December 2, 2021
3 mins read

Exports rose 26%, imports up 57% in November

According to the data furnished by the Ministry of Commerce and Industry, last month’s exports rose by 15.93 per cent over November 2019. …reports Asian Lite News

India’s merchandise exports in November rose to $29.88 billion, higher by 26.49 per cent on a year-on-year basis, preliminary data showed on Wednesday.

Exports in November 2020 stood at $23.62 billion.

According to the data furnished by the Ministry of Commerce and Industry, last month’s exports rose by 15.93 per cent over November 2019.

“Value of non-petroleum exports in November 2021 was $26.06 billion, registering a positive growth of 18.1 per cent over non-petroleum exports of $22.06 billion in November 2020 and a positive growth of 18.69 per cent over non-petroleum exports of $21.95 billion in November 2019.”

The value of non-petroleum and non-gems and jewellery exports rose to $23.66 billion, registering a positive growth of 22.16 per cent over November 2020.

As per the data, India’s merchandise imports last month increased by 57.18 per cent to $53.15 billion over $33.81 billion in November 2020 and 37.96 per cent over $38.52 billion reported for the corresponding month of 2019.

“Value of non-petroleum imports was $38.47 billion in November 2021 with a positive growth of 39.9 per cent over non-petroleum imports of $27.5 billion in November 2020 and a positive growth of 40.12 per cent over non-petroleum imports of $27.45 billion in November 2019.”

“Value of non-oil, non-GJ (gold, silver & Precious metals) imports was $32.02 billion in November 2021 with a positive growth of 41.53 per cent over non-oil and non-GJ imports of $22.63 billion in November 2020 and a positive growth of 42.72 per cent over non-oil and non-GJ imports of $22.44 billion in November 2019.”

Consequently, India’s trade deficit last month widened by 128.30 per cent YoY to $23.27 billion from $10.19 billion while it increased by 82.48 per cent when compared to $12.75 billion reported for November 2019.

Meanwhile, India’s April-October budgetary fiscal deficit has reached 36.3 per cent of the FY22 target.

As per the data furnished by the Controller General of Accounts (CGA), the fiscal deficit — the difference between revenue and expenditure — for the April-October 2021-22 period stood at Rs 547,026 crore, or 36.3 per cent of the budget estimates (BE).

The FY22 deficit has been pegged at Rs 15.06 lakh crore.

Besides, the CGA data showed that the fiscal deficit during the corresponding months of the previous fiscal was 119.7 per cent of that year’s target.

The Central government’s total expenditure stood at Rs 1,826,725 crore (52.4 per cent of BE) while total receipts were Rs 1,279,699 crore (64.7 per cent of BE).

ICRA Chief Economist Aditi Nayar said: “We estimate the total expenditure to overshoot the FY2022 BE by Rs 1.3-1.5 trillion, based on the net outgo related to ‘First Supplementary Demand for Grants’, recent enhancement in food subsidy outgo towards the ‘PMGKAY’, increase in fertiliser subsidy for the rabi season, and the likely enhancement in the allocation for the ‘MGNREGA’ and the new export benefit ‘RoDTEP’ scheme.”

“If the proceeds of the BPCL disinvestment and LIC IPO are both not realised in FY2022, the GoI’s fiscal deficit may print at Rs 15.8-16 trillion (6.9-7 per cent of GDP), exceeding the BE of Rs. 15.1 trillion.”

India Ratings and Research’s Principal Economist Sunil Kumar Sinha said: “Fiscal deficit in first seven months declined to Rs 201.75 billion in FY22, 36.3 per cent of full year.
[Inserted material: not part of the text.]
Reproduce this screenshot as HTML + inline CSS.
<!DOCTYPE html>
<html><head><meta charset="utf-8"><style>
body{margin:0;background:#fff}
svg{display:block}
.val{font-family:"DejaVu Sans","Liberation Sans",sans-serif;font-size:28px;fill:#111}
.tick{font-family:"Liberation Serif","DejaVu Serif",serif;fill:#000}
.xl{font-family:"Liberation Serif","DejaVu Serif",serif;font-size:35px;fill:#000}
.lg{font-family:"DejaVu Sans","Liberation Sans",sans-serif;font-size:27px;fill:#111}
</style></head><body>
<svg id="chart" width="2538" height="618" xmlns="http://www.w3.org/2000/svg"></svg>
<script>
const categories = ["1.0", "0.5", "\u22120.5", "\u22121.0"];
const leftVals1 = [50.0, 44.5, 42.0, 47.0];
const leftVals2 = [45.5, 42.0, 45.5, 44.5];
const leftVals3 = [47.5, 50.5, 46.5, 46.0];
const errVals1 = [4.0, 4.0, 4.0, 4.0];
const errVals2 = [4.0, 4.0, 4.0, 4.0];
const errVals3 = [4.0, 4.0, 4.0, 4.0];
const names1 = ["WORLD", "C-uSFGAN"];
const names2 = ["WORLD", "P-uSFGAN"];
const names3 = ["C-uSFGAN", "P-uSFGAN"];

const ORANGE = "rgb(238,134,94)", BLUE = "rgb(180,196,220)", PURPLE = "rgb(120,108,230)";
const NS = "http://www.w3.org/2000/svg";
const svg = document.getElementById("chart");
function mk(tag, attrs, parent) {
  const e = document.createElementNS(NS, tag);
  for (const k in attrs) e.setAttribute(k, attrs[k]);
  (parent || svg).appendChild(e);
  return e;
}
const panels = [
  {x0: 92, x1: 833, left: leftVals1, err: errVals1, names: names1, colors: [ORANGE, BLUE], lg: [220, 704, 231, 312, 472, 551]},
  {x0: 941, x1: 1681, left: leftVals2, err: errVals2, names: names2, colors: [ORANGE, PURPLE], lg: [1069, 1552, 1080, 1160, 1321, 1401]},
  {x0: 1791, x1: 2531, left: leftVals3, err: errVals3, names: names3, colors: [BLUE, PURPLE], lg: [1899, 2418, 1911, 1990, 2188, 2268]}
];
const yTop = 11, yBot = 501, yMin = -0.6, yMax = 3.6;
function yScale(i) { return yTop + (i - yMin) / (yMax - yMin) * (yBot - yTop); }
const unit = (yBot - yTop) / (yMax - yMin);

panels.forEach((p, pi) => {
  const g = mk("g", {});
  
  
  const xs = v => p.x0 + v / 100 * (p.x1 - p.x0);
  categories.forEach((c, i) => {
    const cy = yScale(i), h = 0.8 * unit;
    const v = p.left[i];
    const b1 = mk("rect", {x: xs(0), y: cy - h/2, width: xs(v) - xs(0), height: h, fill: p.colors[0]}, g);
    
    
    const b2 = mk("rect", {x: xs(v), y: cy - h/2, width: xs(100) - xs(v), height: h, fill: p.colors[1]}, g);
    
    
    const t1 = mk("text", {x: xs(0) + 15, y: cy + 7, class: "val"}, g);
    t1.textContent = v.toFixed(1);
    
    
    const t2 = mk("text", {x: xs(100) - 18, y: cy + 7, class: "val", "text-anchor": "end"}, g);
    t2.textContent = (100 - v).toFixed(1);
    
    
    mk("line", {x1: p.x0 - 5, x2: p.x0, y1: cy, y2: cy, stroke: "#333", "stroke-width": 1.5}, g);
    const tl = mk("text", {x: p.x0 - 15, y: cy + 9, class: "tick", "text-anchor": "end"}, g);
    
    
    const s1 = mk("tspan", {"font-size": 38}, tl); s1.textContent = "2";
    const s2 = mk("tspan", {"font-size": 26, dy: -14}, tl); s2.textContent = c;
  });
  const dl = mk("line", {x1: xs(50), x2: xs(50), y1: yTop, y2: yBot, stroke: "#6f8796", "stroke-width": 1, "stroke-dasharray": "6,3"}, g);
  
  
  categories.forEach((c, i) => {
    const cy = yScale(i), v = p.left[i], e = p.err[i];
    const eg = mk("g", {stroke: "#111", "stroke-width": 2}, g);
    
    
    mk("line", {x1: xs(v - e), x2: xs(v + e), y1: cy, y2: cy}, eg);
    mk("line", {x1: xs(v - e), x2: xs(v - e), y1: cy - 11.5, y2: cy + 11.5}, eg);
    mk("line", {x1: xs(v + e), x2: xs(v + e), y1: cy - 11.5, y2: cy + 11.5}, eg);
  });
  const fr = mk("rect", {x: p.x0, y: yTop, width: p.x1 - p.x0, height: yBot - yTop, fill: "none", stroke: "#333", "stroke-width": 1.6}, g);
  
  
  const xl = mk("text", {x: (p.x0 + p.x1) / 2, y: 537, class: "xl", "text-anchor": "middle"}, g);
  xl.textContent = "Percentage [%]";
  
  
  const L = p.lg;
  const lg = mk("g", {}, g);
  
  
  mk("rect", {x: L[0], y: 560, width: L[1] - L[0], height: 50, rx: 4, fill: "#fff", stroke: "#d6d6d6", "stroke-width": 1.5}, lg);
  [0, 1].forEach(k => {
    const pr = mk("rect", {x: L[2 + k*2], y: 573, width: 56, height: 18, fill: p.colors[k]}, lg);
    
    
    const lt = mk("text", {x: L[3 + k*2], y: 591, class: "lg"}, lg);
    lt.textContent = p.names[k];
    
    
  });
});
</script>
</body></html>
This is the lowest in last four years in level terms and lowest in last 13 years as percentage of full year’s fiscal deficit. This is due to a combination of high growth in revenue receipts and low revenue expenditure growth.

“While, capex growth so far has been strong in FY22, in relation to budget target, Capex in first seven months has been 45.71 per cent. Corporate tax and custom collection have led revenue receipt growth. India Ratings expects fiscal deficit in FY22 to come in at 6.2 per cent of GDP, lower than the budgeted 6.8 per cent of GDP.”